Wednesday, November 22, 2006

A Modest Proposal

The Mostafa Tabatabainejad Library
at The University of California at Los Angeles

Our very own Jump to the Left has inspired me to re-examine my initial non-reaction to the UCLA Taser Incident.

I'm not sure if that's the way the MSM is referring to it, but after being brainwashed by overblown story after overblown story--Michael Richards, eh?--I don't need the MSM to effectively tag a story. I think we know how it's done by now. Call it the UCLA Taser Incident (or UCLA Stun Gun Incident as these folks have dubbed it), put it on a chyron and show the video over and over until the next "compelling" video comes along. That video already has come along--two or three times over. Of course, that video can't come from war zones in Iraq or Afghanistan--we have to protect the morale of our troops. Comedy clubs will do.

The UCLA Taser Incident--see how the repetition sticks it in your head--came on the heels of another police brutality incident, so when I first saw the video, I was appalled, but unmoved. The camera in the grainy YouTube video doesn't really convey the horror of the scene, and besides, I am a product of a society desensitized to 'small things' like police brutality by A GIGANTIC WAR.

Well, that cuts it too thin--the desensitization began long ago. Maybe it was the Rodney King Incident, or maybe it goes all the way back to the assassination of JFK. One has to include the Challenger Explosion and the tracer fire and the scud scares of the Gulf War, but this brutal misuse of horror on TV spiked with 9/11. Over and over we watched the planes hit the towers. Since then we've been embedded in the initial assaults on Afghanistan and Iraq, until that became too real for the MSM--the victim role the U.S. had after 9/11 was clearly obliterated by the time the Abu Gharib photos hit the news cycle. The media quickly adjusted. In the place of the actual horrors of war, we got a steady stream of domestic clowns, mostly celebrities and politicians, caught on tape doing and saying ugly, unacceptable things. But the horror of the Terror War was battered home during the 2004 election and the PR blitzes used to justify the NSA wiretapping and now the Military Comissions Act.

So, when I initially watched the UCLA Taser Incident, I missed the obvious significance. I didn't even know the name of the victim in the UCLA Taser Incident until I looked it up. His name is Mostafa Tabatabainejad. He even has his own wikipedia page. But when he was screaming on my monitor, I just thought, "Well, maybe it's just some trouble maker, who can say? The police can't be that brutal can they?"

But Jump to the Left was physically sickened.

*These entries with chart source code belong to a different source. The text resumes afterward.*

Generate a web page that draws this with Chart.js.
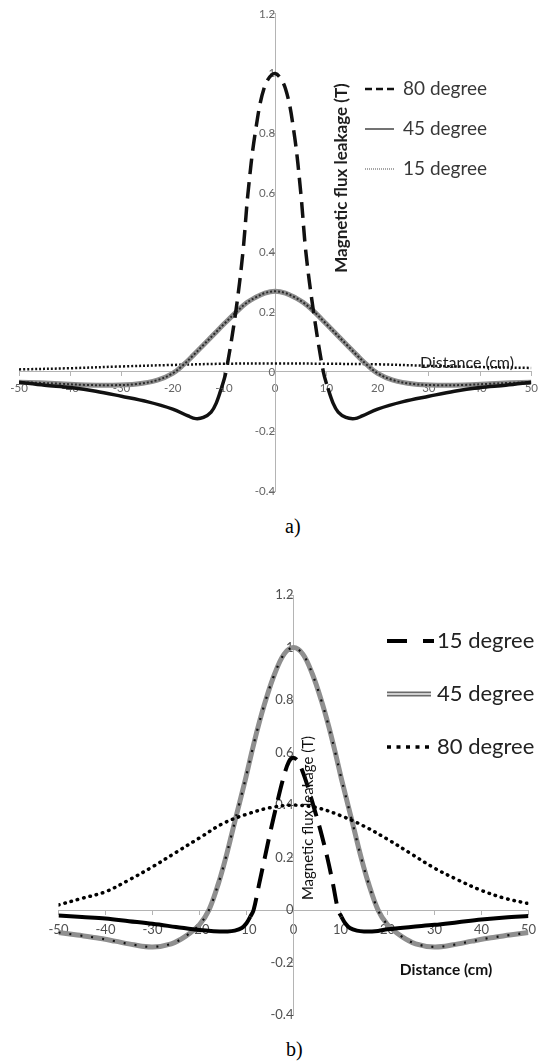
<!DOCTYPE html>
<html lang="en">
<head>
<meta charset="UTF-8">
<title>Magnetic flux leakage vs distance</title>
<script src="https://cdn.jsdelivr.net/npm/chart.js"></script>
<style>
  body { margin: 0; background: #fff; }
  #wrap { position: relative; width: 544px; height: 1063px; overflow: hidden; }
  canvas { position: absolute; left: 0; }
  #chartA { top: 0; }
  #chartB { top: 530px; }
  .cap { position: absolute; font-family: "Liberation Serif", serif; font-size: 20px; color: #000; }
</style>
</head>
<body>
<div id="wrap">
  <canvas id="chartA" width="544" height="505"></canvas>
  <div class="cap" style="left:285px; top:515px;">a)</div>
  <canvas id="chartB" width="544" height="500"></canvas>
  <div class="cap" style="left:286px; top:1038px;">b)</div>
</div>
<script>
// axis ticks (shared by both plots)
const xTickValues = [-50, -40, -30, -20, -10, 0, 10, 20, 30, 40, 50];
const yTickValues = [-0.4, -0.2, 0, 0.2, 0.4, 0.6, 0.8, 1, 1.2];
const yTickLabels = ['-0.4', '-0.2', '0', '0.2', '0.4', '0.6', '0.8', '1', '1.2'];

const yTitle = 'Magnetic flux leakage (T)';
const xTitle = 'Distance (cm)';

// plot a)
const seriesA = ['80 degree', '45 degree', '15 degree'];
const distA80 = [-50, -45, -40, -35, -30, -25, -20, -17, -15.5, -14, -12.5, -11.5, -10.5, -9.6, -7.7, -6.3, -5.3, -3.9, -2, 0,
                 2, 3.7, 5, 6, 7.5, 9.4, 10.3, 11.3, 12.3, 13.8, 15.5, 17, 20, 25, 30, 35, 40, 45, 50];
const fluxA80 = [-0.035, -0.045, -0.053, -0.065, -0.082, -0.1, -0.125, -0.148, -0.157, -0.153, -0.135, -0.105, -0.055, 0, 0.2, 0.4, 0.6, 0.8, 0.96, 1.0,
                 0.95, 0.8, 0.6, 0.4, 0.2, 0, -0.055, -0.105, -0.135, -0.153, -0.157, -0.148, -0.125, -0.1, -0.082, -0.065, -0.053, -0.045, -0.035];
const distA45 = [-50, -46, -42, -37, -32, -27, -23, -20, -18, -16, -14, -12, -10, -7.2, -5.5, -4, -2, 0,
                 2, 4, 5.5, 7.4, 10, 12, 14, 16, 18, 20, 23, 27, 32, 37, 42, 46, 50];
const fluxA45 = [-0.035, -0.037, -0.04, -0.044, -0.045, -0.041, -0.028, -0.005, 0.022, 0.055, 0.09, 0.125, 0.16, 0.207, 0.232, 0.248, 0.264, 0.27,
                 0.264, 0.248, 0.232, 0.205, 0.16, 0.125, 0.09, 0.055, 0.022, -0.005, -0.028, -0.041, -0.045, -0.044, -0.04, -0.037, -0.035];
const distA15 = [-50, -40, -30, -20, -10, 0, 10, 20, 30, 40, 50];
const fluxA15 = [0.008, 0.012, 0.018, 0.023, 0.027, 0.028, 0.027, 0.025, 0.02, 0.016, 0.013];

// plot b)
const seriesB = ['15 degree', '45 degree', '80 degree'];
const distB15 = [-50, -45, -40, -35, -30, -25, -20, -17, -14, -12.5, -11, -10, -9.2, -8.5, -7.3, -6.1, -4.9, -3.6, -2.2, -1, 0,
                 1, 2.5, 4.2, 5.8, 7.2, 8.4, 9.5, 10.2, 11, 12, 13.5, 15, 18, 20, 25, 30, 35, 40, 45, 50];
const fluxB15 = [-0.02, -0.026, -0.032, -0.042, -0.052, -0.064, -0.076, -0.08, -0.081, -0.078, -0.068, -0.05, -0.025, 0, 0.1, 0.2, 0.3, 0.4, 0.5, 0.565, 0.58,
                 0.565, 0.5, 0.4, 0.3, 0.2, 0.1, 0, -0.025, -0.05, -0.068, -0.078, -0.081, -0.079, -0.073, -0.064, -0.056, -0.046, -0.036, -0.028, -0.022];
const distB45 = [-50, -46, -42, -38, -34, -30, -26, -23, -20, -18, -16, -14.4, -13, -11.6, -10.2, -8.9, -7.5, -5.9, -4, -2, 0,
                 2, 4, 5.9, 7.5, 8.9, 10.2, 11.6, 13, 14.4, 16, 18, 20, 23, 26, 30, 34, 38, 42, 46, 50];
const fluxB45 = [-0.085, -0.095, -0.105, -0.118, -0.132, -0.14, -0.128, -0.1, -0.055, 0, 0.1, 0.2, 0.3, 0.4, 0.5, 0.6, 0.7, 0.8, 0.9, 0.975, 1.0,
                 0.975, 0.9, 0.8, 0.7, 0.6, 0.5, 0.4, 0.3, 0.2, 0.1, 0, -0.055, -0.1, -0.128, -0.14, -0.132, -0.118, -0.105, -0.095, -0.085];
const distB80 = [-50, -45, -40, -35, -30, -25, -20, -15, -10, -5, 0, 5, 10, 15, 20, 25, 30, 35, 40, 45, 50];
const fluxB80 = [0.02, 0.045, 0.07, 0.115, 0.165, 0.22, 0.275, 0.33, 0.365, 0.39, 0.4, 0.39, 0.36, 0.32, 0.27, 0.215, 0.16, 0.115, 0.075, 0.045, 0.025];

const FONT = 'Lato, "Open Sans", sans-serif';
Chart.defaults.font.family = FONT;

const pts = (xs, ys) => xs.map((x, i) => ({ x: x, y: ys[i] }));
// dashed only for the segments between lo and hi, solid tails outside
const dashBetween = (lo, hi, dash) => ctx =>
    (ctx.p0.parsed.x >= lo && ctx.p1.parsed.x <= hi) ? dash : [];

function line(data, color, width, dash, extra) {
    return Object.assign({
        data: data,
        borderColor: color,
        borderWidth: width,
        borderDash: dash || [],
        pointRadius: 0,
        fill: false,
        tension: 0.35
    }, extra || {});
}

function drawSample(ctx, s, y) {
    s.layers.forEach(l => {
        ctx.beginPath();
        ctx.strokeStyle = l.color;
        ctx.lineWidth = l.width;
        ctx.lineCap = l.cap || 'butt';
        ctx.setLineDash(l.dash || []);
        ctx.moveTo(s.x0, y);
        ctx.lineTo(s.x1, y);
        ctx.stroke();
    });
    ctx.setLineDash([]);
}

// legend and axis titles sit at free spots inside the plot
const sideText = {
    id: 'sideText',
    afterDatasetsDraw(chart, args, o) {
        const ctx = chart.ctx;
        ctx.save();
        o.items.forEach(it => {
            drawSample(ctx, it.sample, it.y);
            ctx.font = o.legendFont;
            ctx.fillStyle = o.legendColor;
            ctx.textAlign = 'left';
            ctx.textBaseline = 'middle';
            ctx.fillText(it.label, o.textX, it.y);
        });
        ctx.textAlign = 'center';
        ctx.textBaseline = 'middle';
        ctx.fillStyle = o.titleColor;
        ctx.font = o.xTitle.font;
        ctx.fillText(xTitle, o.xTitle.x, o.xTitle.y);
        ctx.translate(o.yTitle.x, o.yTitle.y);
        ctx.rotate(-Math.PI / 2);
        ctx.font = o.yTitle.font;
        ctx.fillText(yTitle, 0, 0);
        ctx.restore();
    }
};

function scales(tickFont, tickColor, xPad) {
    const axisGrid = { drawOnChartArea: false, color: '#b4b4b4', tickLength: 4, lineWidth: 1 };
    return {
        x: {
            type: 'linear', min: -50, max: 50,
            position: { y: 0 },
            afterBuildTicks: s => { s.ticks = xTickValues.map(v => ({ value: v })); },
            ticks: { autoSkip: false, maxRotation: 0, padding: xPad, font: tickFont, color: tickColor,
                     callback: v => String(v) },
            grid: axisGrid,
            border: { color: '#b4b4b4', width: 1 }
        },
        y: {
            type: 'linear', min: -0.4, max: 1.2,
            position: { x: 0 },
            afterBuildTicks: s => { s.ticks = yTickValues.map(v => ({ value: v })); },
            ticks: { autoSkip: false, padding: 7, font: tickFont, color: tickColor,
                     callback: (v, i) => yTickLabels[i] },
            grid: Object.assign({}, axisGrid, { tickLength: 5 }),
            border: { color: '#b4b4b4', width: 1 }
        }
    };
}

new Chart(document.getElementById('chartA'), {
    type: 'line',
    data: {
        datasets: [
            line(pts(distA80, fluxA80), '#111', 3.5, [], {
                label: seriesA[0],
                segment: { borderDash: dashBetween(-10.6, 10.4, [16, 8]) }
            }),
            line(pts(distA45, fluxA45), '#2a2a2a', 2, [2, 2], { label: seriesA[1] + ' dots' }),
            line(pts(distA45, fluxA45), '#8d8d8d', 5, [], { label: seriesA[1] }),
            line(pts(distA15, fluxA15), '#111', 2.5, [2, 2], { label: seriesA[2] })
        ]
    },
    options: {
        responsive: false,
        animation: false,
        layout: { padding: { left: 19, right: 7, top: 13, bottom: 12 } },
        scales: scales({ size: 11.5 }, '#666', 6),
        plugins: {
            legend: { display: false },
            tooltip: { enabled: false },
            sideText: {
                textX: 403,
                legendFont: '19px ' + FONT,
                legendColor: '#383838',
                titleColor: '#1e1e1e',
                items: [
                    { label: seriesA[0], y: 89,
                      sample: { x0: 365, x1: 394, layers: [{ color: '#111', width: 2.5, dash: [7, 4] }] } },
                    { label: seriesA[1], y: 129,
                      sample: { x0: 365, x1: 394, layers: [{ color: '#444', width: 1.5 }] } },
                    { label: seriesA[2], y: 169,
                      sample: { x0: 365, x1: 394, layers: [{ color: '#888', width: 1.5, dash: [1, 1] }] } }
                ],
                xTitle: { x: 467, y: 363, font: '16px ' + FONT },
                yTitle: { x: 342, y: 178, font: 'bold 17px ' + FONT }
            }
        }
    },
    plugins: [sideText]
});

new Chart(document.getElementById('chartB'), {
    type: 'line',
    data: {
        datasets: [
            line(pts(distB15, fluxB15), '#000', 4, [], {
                label: seriesB[0],
                segment: { borderDash: dashBetween(-9.3, 10.3, [20, 10]) }
            }),
            line(pts(distB80, fluxB80), '#000', 3.5, [0.5, 6], { label: seriesB[2], borderCapStyle: 'round' }),
            line(pts(distB45, fluxB45), '#111', 2.2, [2, 9], { label: seriesB[1] + ' dots' }),
            line(pts(distB45, fluxB45), '#8f8f8f', 5, [], { label: seriesB[1] })
        ]
    },
    options: {
        responsive: false,
        animation: false,
        layout: { padding: { left: 58.5, right: 13.5, top: 65, bottom: 9.6 } },
        scales: scales({ size: 13 }, '#505050', 8),
        plugins: {
            legend: { display: false },
            tooltip: { enabled: false },
            sideText: {
                textX: 437,
                legendFont: '22px ' + FONT,
                legendColor: '#222',
                titleColor: '#111',
                items: [
                    { label: seriesB[0], y: 111,
                      sample: { x0: 387, x1: 434, layers: [{ color: '#000', width: 4, dash: [20, 16] }] } },
                    { label: seriesB[1], y: 164,
                      sample: { x0: 387, x1: 431, layers: [{ color: '#6a6a6a', width: 5 }, { color: '#f2f2f2', width: 1.5 }] } },
                    { label: seriesB[2], y: 217,
                      sample: { x0: 387, x1: 434, layers: [{ color: '#000', width: 3.5, dash: [4, 5.5] }] } }
                ],
                xTitle: { x: 446, y: 440, font: 'bold 15.5px ' + FONT },
                yTitle: { x: 308, y: 288, font: '15px ' + FONT }
            }
        }
    },
    plugins: [sideText]
});
</script>
</body>
</html>
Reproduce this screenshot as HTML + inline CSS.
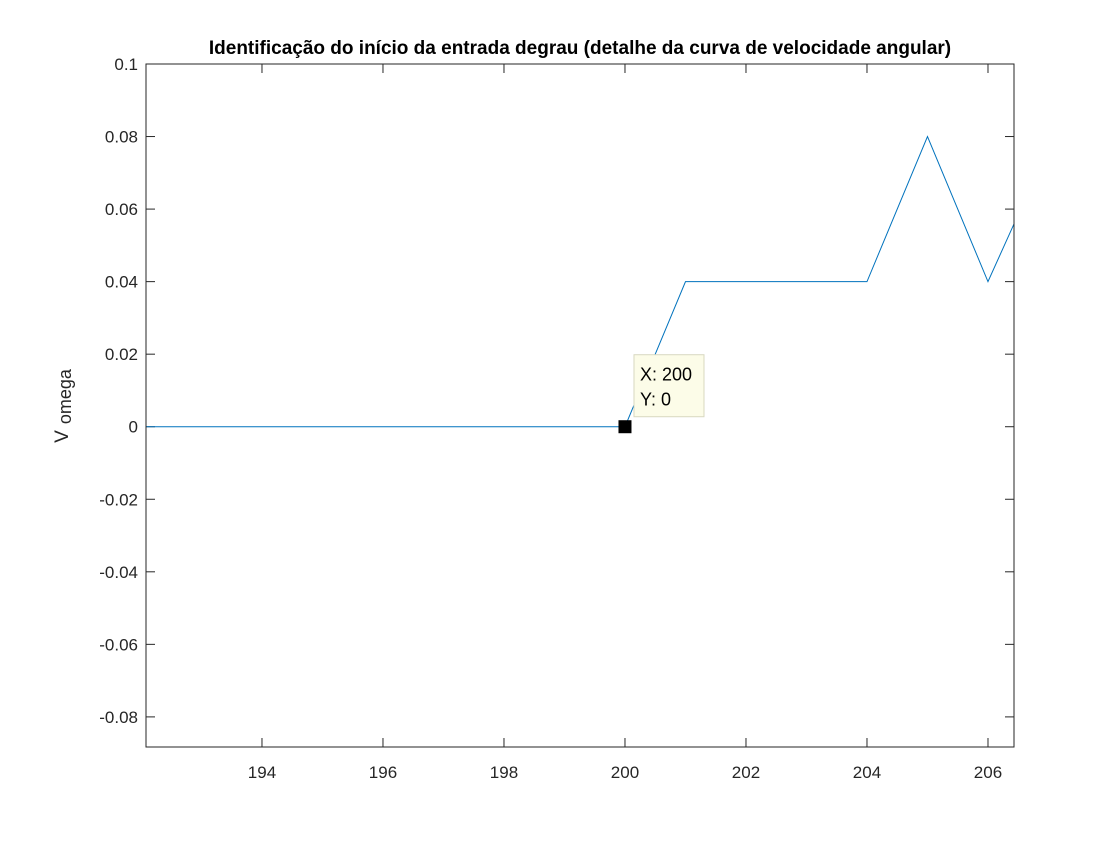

Quickly realizing I missed something profoundly simple, I read the eye witness accounts:
Eyewitness David Remesnitsky said of the incident: "It was the most disgusting and vile act I had ever seen in my life."

"It is a real mistake to treat a Taser as some benign thing that painlessly brings people under control," said Peter Eliasberg, managing attorney at the ACLU of Southern California. "The Taser can be incredibly violent and result in death," Eliasberg said.

"(He was) no possible danger to any of the police," Zaragoza said. "(He was) getting shocked and Tasered as he was handcuffed."
The most telling statement was made by Tabatabainejad himself in the midst of the horror that the cell phone camera could only partially capture. He screamed, "Here's your Patriot Act, here's your fucking abuse of power!"

See, I'm a bit slow. Sometimes it takes a few days for the simple things to sink in. What happened to Mostafa Tabatabainejad is about the administration's imposed terror war mentality. An Iranian Baha'i, Tabatabainejad's ethnicity and religion or assumed ethnicity and religion may or may not have had a conscious or subconscious role in this obvious abuse of power, but so too does the erosion of civil liberties. How can we expect our police to be mindful of our civil liberties when we have less civil liberties every day? When Habeas Corpus itself is a victim of the global war on terror, what chance does an individual in a library have, no matter how astute their critique of their own tasering.
"Here's your Patriot Act, here's your fucking abuse of power!"
I hope one day that very library is named after Mostafa Tabatabainejad as a means to keep us all conscious of what happens when fear beats liberty.